### Instructions for the task
State the number of lines, and only that number, in which the word "diagram" appears.

** START OF Records to process **

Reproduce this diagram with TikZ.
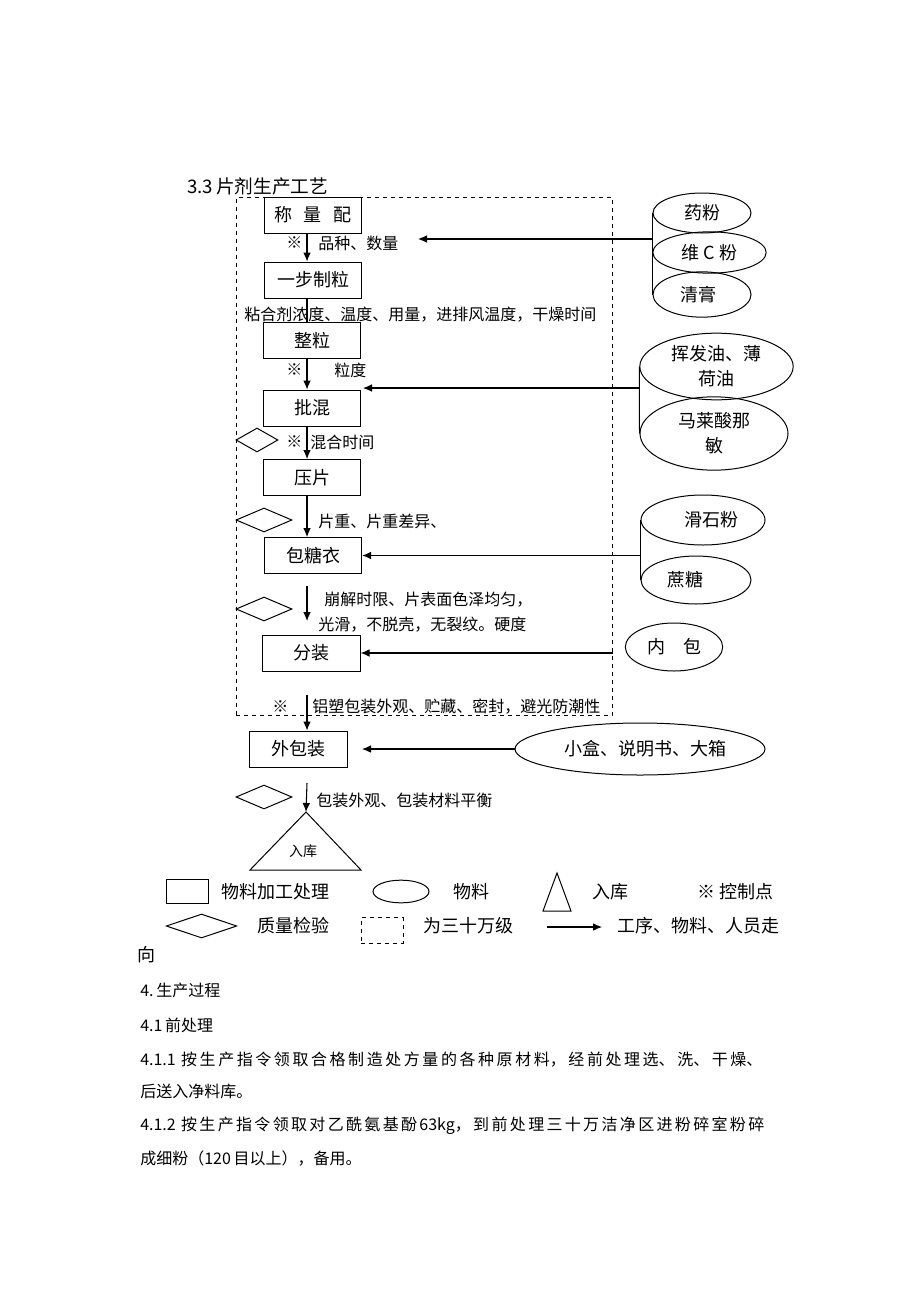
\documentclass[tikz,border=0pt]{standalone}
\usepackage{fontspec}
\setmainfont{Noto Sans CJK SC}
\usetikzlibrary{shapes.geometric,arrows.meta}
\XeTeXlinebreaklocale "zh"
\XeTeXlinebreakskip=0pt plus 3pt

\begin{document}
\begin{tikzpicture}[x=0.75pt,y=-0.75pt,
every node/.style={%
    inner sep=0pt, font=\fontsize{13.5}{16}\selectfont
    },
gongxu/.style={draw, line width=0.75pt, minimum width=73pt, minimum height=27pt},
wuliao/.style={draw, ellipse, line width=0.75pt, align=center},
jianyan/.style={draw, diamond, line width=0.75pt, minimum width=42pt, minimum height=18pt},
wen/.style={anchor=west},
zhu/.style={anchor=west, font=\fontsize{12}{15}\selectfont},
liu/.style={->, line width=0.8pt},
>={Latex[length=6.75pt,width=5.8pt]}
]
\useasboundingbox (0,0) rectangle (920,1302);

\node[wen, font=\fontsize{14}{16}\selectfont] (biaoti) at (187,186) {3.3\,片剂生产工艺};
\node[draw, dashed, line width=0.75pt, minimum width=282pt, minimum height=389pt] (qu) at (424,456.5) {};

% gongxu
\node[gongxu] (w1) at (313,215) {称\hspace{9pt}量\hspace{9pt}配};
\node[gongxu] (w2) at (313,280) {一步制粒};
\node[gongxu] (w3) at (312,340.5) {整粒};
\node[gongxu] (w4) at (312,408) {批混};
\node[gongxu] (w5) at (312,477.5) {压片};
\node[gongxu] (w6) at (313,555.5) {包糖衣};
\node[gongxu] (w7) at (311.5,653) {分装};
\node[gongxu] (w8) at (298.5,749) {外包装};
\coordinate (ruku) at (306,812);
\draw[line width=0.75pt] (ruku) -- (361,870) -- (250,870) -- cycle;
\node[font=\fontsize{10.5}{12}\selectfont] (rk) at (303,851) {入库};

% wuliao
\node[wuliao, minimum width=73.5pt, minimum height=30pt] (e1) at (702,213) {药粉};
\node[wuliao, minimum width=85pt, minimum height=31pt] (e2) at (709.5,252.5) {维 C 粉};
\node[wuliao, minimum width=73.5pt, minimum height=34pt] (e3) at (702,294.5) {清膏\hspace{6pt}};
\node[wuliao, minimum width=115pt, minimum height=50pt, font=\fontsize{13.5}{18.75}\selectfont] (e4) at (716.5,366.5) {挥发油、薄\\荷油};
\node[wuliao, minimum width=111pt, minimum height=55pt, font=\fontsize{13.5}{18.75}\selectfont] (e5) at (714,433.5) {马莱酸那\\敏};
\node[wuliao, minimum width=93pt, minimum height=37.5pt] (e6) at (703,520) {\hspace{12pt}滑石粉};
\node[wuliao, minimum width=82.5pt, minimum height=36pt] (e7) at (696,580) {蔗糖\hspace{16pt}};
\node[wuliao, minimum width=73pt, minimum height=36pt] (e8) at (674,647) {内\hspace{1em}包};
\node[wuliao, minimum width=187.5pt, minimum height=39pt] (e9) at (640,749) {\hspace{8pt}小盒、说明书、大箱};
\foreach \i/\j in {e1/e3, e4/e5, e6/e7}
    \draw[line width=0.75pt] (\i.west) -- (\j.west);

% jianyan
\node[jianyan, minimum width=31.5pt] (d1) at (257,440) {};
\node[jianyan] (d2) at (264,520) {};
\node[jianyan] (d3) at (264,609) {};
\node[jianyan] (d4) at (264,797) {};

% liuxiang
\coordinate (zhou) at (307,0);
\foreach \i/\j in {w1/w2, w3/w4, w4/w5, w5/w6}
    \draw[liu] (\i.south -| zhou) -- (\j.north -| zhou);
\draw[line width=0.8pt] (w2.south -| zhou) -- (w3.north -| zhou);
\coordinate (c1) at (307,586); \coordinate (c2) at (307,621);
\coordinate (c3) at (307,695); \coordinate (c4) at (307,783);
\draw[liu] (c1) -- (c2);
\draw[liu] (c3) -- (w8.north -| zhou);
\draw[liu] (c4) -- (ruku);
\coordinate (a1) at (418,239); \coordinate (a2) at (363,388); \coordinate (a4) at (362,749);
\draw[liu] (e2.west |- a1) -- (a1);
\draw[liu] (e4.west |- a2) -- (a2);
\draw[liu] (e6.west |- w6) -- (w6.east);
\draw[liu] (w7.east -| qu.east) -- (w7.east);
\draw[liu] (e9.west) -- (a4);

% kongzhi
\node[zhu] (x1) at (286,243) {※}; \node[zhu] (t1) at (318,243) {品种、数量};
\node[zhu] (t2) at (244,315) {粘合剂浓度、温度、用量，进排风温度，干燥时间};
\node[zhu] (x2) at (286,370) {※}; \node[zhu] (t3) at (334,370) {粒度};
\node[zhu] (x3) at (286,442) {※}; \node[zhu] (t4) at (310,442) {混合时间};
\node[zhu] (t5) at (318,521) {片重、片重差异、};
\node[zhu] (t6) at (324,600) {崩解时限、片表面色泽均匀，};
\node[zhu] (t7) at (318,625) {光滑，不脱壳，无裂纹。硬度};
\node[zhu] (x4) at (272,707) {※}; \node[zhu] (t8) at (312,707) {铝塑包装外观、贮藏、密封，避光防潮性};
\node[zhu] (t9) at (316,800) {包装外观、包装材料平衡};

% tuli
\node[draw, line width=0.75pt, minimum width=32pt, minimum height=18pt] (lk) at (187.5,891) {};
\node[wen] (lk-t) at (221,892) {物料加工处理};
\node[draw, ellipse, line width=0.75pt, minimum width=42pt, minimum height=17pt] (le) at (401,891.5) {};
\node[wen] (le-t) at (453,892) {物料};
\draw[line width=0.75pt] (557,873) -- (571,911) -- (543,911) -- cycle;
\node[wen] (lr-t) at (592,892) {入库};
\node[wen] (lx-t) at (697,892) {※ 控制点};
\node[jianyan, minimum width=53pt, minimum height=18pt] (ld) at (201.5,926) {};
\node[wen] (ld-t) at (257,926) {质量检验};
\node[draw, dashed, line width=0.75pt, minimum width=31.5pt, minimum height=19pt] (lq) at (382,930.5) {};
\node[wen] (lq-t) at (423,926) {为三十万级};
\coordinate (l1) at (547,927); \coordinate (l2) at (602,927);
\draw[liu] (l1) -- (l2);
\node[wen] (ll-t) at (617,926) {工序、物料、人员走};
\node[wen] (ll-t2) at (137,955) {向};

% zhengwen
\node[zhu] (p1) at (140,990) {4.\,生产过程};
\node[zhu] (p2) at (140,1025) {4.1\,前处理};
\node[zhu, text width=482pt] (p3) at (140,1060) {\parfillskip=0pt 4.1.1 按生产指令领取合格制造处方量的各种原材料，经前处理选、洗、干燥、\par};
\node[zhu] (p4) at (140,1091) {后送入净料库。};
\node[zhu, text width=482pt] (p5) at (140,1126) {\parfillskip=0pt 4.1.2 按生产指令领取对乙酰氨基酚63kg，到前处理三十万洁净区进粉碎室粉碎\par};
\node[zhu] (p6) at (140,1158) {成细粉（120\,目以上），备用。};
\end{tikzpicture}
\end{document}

** END OF Records to process **
** START OF Records to process **

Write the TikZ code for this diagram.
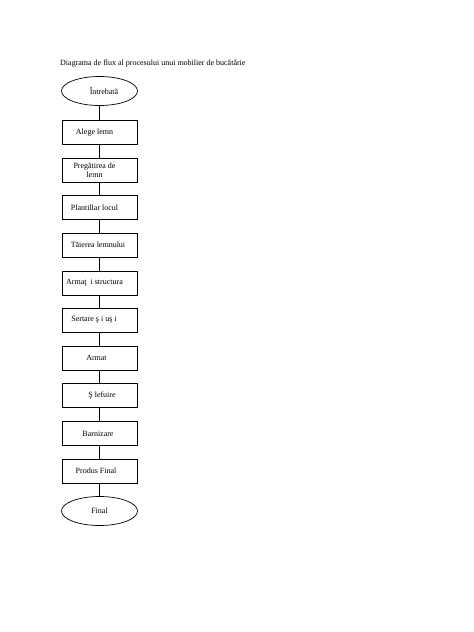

** END OF Records to process **

### Reply to the task
2